Je Te verrai, à Dvārakā, délivrer le roi Nṛga d’une condition infernale. Je verrai comment Tu obtiens la main de Satyabhāmā et gagnes le joyau syamantaka, comment Tu sauves de la mort le fils d’un brāhmaṇa déjà transféré sur une autre planète, je le verrai. Et la mort de l’asura Pauṇḍraka, et le royaume de Kāśī réduit en cendres. Et comment, par de grands combats, Tu fais périr, au nom de Mahārāja Yudhiṣṭhira, le roi de Cedi et Dantavakra. Et combien d’autres actes de chevalerie durant Ton séjour à Dvārakā. Et toutes ces merveilles de Ta Grâce seront chantées pour l’éternité par de grands poètes. Tu participeras à la Bataille de Kurukṣetra, conduisant le char de Ton ami Arjuna ; et, l’Incarnation de la mort invincible, du temps éternel, Tu imposeras la défaite ultime à tous les guerriers réunis, en grand nombre, sur le champ de bataille. Ô Seigneur, laisse-moi offrir à Tes pieds pareils-au-lotus mon hommage respectueux. Tout entier au niveau spirituel et absolu, en parfaites connaissance et félicité, Tu trouves en Toi-même Ta plénitude et Te tiens au-delà de tout désir. En révélant Ta puissance interne, Tu as établi l’influence de māyā. Ta puissance infinie ne peut être mesurée par quiconque. Ô Seigneur, Tu es le Maître Souverain. Tu agis à travers Ta propre puissance interne, mais il serait vain de Te croire dépendant d’aucune de Tes créations.

« Tu as pris naissance dans la dynastie Yadu, ou Vṛṣṇi. Ton Apparition dans Ta Forme originelle, toute d’éternité, de savoir et de félicité, sur la surface de la Terre est un Divertissement de Ta Personne. Tu ne dépends de rien d’autre que de Toi-même ; j’offre donc mon hommage respectueux à Tes pieds pareils-au-lotus. »

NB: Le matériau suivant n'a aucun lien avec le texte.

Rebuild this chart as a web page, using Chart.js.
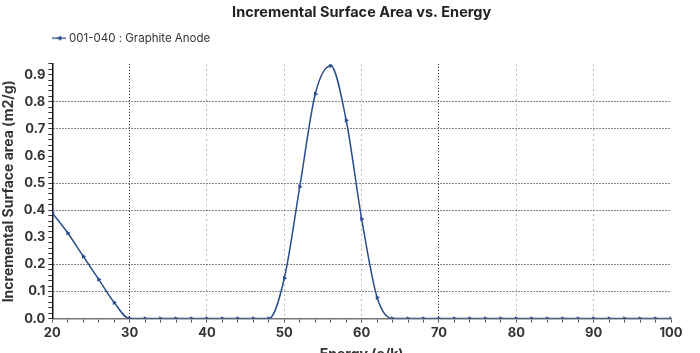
<!DOCTYPE html>
<html>
<head>
<meta charset="utf-8">
<script src="https://cdn.jsdelivr.net/npm/chart.js@4.4.0/dist/chart.umd.min.js"></script>
<style>
html,body{margin:0;padding:0;background:#fff;overflow:hidden;}
#wrap{width:700px;height:363px;position:relative;}
</style>
</head>
<body>
<div id="wrap"><canvas id="c"></canvas></div>
<script>
const chartTitle = "Incremental Surface Area vs. Energy";
const seriesLabel = "001-040 : Graphite Anode";
const xTitle = "Energy (e/k)";
const yTitle = "Incremental Surface area (m2/g)";
const energy = [20,22,24,26,28,30,32,34,36,38,40,42,44,46,48,50,52,54,56,58,60,62,64,66,68,70,72,74,76,78,80,82,84,86,88,90,92,94,96,98,100];
const area =   [0.39,0.316,0.23,0.145,0.059,0,0,0,0,0,0,0,0,0,0,0.149,0.487,0.829,0.933,0.732,0.368,0.078,0,0,0,0,0,0,0,0,0,0,0,0,0,0,0,0,0,0,0];
const darkX = [30,70];
const hiddenY = [0.3,0.6,0.9];

const lineColor = '#2a4d8c';
const FONT = "Inter, 'DejaVu Sans', sans-serif";

// legend marker image: line with triangle
const lg = document.createElement('canvas');
lg.width = 14; lg.height = 8;
(function(){
  const g = lg.getContext('2d');
  g.strokeStyle = lineColor; g.lineWidth = 1.3;
  g.beginPath(); g.moveTo(0,4); g.lineTo(14,4); g.stroke();
  g.fillStyle = lineColor;
  g.beginPath(); g.moveTo(4,4); g.lineTo(9,1.5); g.lineTo(9,6.5); g.closePath(); g.fill();
})();

const relayout = {
  id:'relayout',
  afterLayout(chart){
    const t = chart.titleBlock, a = chart.chartArea, l = chart.legend;
    if (t){ t.left = a.left; t.right = a.right; t.width = a.right - a.left; }
    if (l){ const dx = a.left - 18 - l.left; l.left += dx; l.right += dx; l.top -= 10; l.bottom -= 10; }
  }
};

function near(v, list){ return list.some(x => Math.abs(v - x) < 1e-6); }
function majorX(v){ return Math.abs(v - Math.round(v)) < 1e-6 && Math.round(v) % 10 === 0; }
function majorY(v){ const k = Math.round(v*100); return Math.abs(v*100 - k) < 1e-6 && k % 10 === 0; }

new Chart(document.getElementById('c'), {
  type:'line',
  data:{
    datasets:[{
      label: seriesLabel,
      data: energy.map((x,i)=>({x:x,y:area[i]})),
      borderColor: lineColor,
      backgroundColor: lineColor,
      borderWidth: 1.5,
      pointStyle: 'triangle',
      rotation: 90,
      pointRadius: 2.8,
      pointBorderWidth: 0,
      cubicInterpolationMode: 'monotone',
      fill:false
    }]
  },
  options:{
    responsive:true,
    maintainAspectRatio:false,
    animation:false,
    layout:{padding:{left:0,right:29,top:4,bottom:0}},
    plugins:{
      title:{display:true,text:chartTitle,color:'#222',font:{family:FONT,size:14.5,weight:'bold'},padding:{top:0,bottom:0}},
      legend:{display:true,position:'top',align:'start',
        labels:{usePointStyle:true,pointStyle:lg,pointStyleWidth:8,color:'#333',font:{family:FONT,size:11.5},padding:21,boxHeight:8,
          generateLabels(chart){
            return [{text:seriesLabel,fillStyle:lineColor,strokeStyle:lineColor,lineWidth:0,pointStyle:lg,hidden:false,datasetIndex:0,fontColor:'#333'}];
          }}
      },
      tooltip:{enabled:false}
    },
    scales:{
      x:{type:'linear',min:20,max:100,
        title:{display:true,text:xTitle,color:'#333',font:{family:FONT,size:14,weight:'bold'},padding:{top:2,bottom:0}},
        ticks:{stepSize:2,autoSkip:false,maxRotation:0,color:'#333',font:{family:FONT,size:13,weight:'bold'},
          callback:(v)=> (majorX(v) ? String(Math.round(v)) : '')},
        grid:{
          color:(ctx)=>{const v=ctx.tick?ctx.tick.value:null; if(v===null||!majorX(v)||v===20||v===100) return 'rgba(0,0,0,0)'; return near(v,darkX)?'#222':'#bbb';},
          tickColor:'#555',tickLength:4,tickBorderDash:[]
        },
        border:{display:true,color:'#777',width:1.5,
          dash:(ctx)=>{const v=ctx.tick?ctx.tick.value:null; return (v!==null && near(v,darkX)) ? [1,2] : [2,3];}}
      },
      y:{type:'linear',min:0,max:0.94,
        title:{display:true,text:yTitle,color:'#333',font:{family:FONT,size:14,weight:'bold'},padding:{top:0,bottom:4}},
        ticks:{stepSize:0.02,autoSkip:false,color:'#333',font:{family:FONT,size:13,weight:'bold'},
          callback:(v)=> majorY(v) ? v.toFixed(1) : ''},
        grid:{
          color:(ctx)=>{const v=ctx.tick?ctx.tick.value:null; if(v===null||!majorY(v)||v<0.05||near(v,hiddenY)) return 'rgba(0,0,0,0)'; return '#111';},
          tickColor:'#333',tickLength:4,tickBorderDash:[]
        },
        border:{display:true,color:'#111',width:1.5,dash:[1,2]}
      }
    }
  },
  plugins:[relayout]
});
</script>
</body>
</html>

Nārada Muni désirait souligner pour tous les hommes l’indépendance absolue de Kṛṣṇa. Ses Actes, par exemple Son Apparition au sein de la famille des Yadus, ou Son amitié avec Arjuna, n’exigent pas de Lui qu’Il agisse au niveau du karma. Tous sont des Divertissements, pour Lui, des Jeux. Mais pour nous, cependant, ils constituent des faits réels, tangibles.

Après avoir offert son hommage respectueux à Śrī Kṛṣṇa, Nārada Muni se retira, avec la permission du Seigneur. Dans les heures qui suivirent la mise à mort du monstre Keśī, Kṛṣṇa continua de garder les vaches dans la forêt avec Ses amis comme si rien n’avait eu lieu. Ainsi, Kṛṣṇa, éternellement, Se livre à Ses Actes sublimes, à Vṛndāvana, en la compagnie de Ses amis, les jeunes pâtres et les gopīs ; parfois, cependant, Il dévoile les prouesses extraordinaires de Dieu, la Personne Suprême, en tuant divers asuras.

Plus tard ce matin-là, Kṛṣṇa alla jouer au sommet de la colline Govardhana avec Ses jeunes amis. Ils jouèrent au gendarme et au voleur. Certains des garçons se firent gardiens de l’ordre et d’autres brigands, d’autres encore prirent le rôle des agneaux qu’on enlève. Comme ils prenaient ainsi plaisir à leurs divertissements d’enfance, un être démoniaque du nom de Vyomāsura, « l’asura qui vole dans les cieux », apparut. Il était le fils d’un autre grand asura du nom de Maya. Ces asuras ont des pouvoirs dignes des plus grands magiciens. Vyomāsura prit le rôle d’un jeune pâtre jouant au voleur et ravit bon nombre de garçons qui avaient le rôle d’agneaux. L’un après l’autre il s’empara de presque tous les jeunes garçons et les cacha dans les cavernes de la colline, qu’il ferma ensuite avec d’énormes rochers. Kṛṣṇa comprit la ruse. Il saisit l’asura comme un lion s’empare d’un veau. L’asura tenta bien de se défaire, en se dilatant, grand comme une colline, mais Kṛṣṇa ne relâchait pas Son emprise. Avec une puissance terrifiante, Il jeta aussitôt le monstre à terre, et l’y tua comme une bête dans un abattoir. Puis Il délivra tous Ses amis prisonniers dans les cavernes de la colline. Il reçut alors leurs éloges. et les devas célébrèrent Ses Actes merveilleux. Une fois de plus s’en retournèrent à Vṛndāvana Kṛṣṇa, Ses vaches et Ses amis.

Ainsi s’achèvent les enseignements de Bhaktivedanta pour le trente-septième chapitre du Livre de Kṛṣṇa, intitulé: « La mise à mort du monstre Keśī et de Vyomāsura ».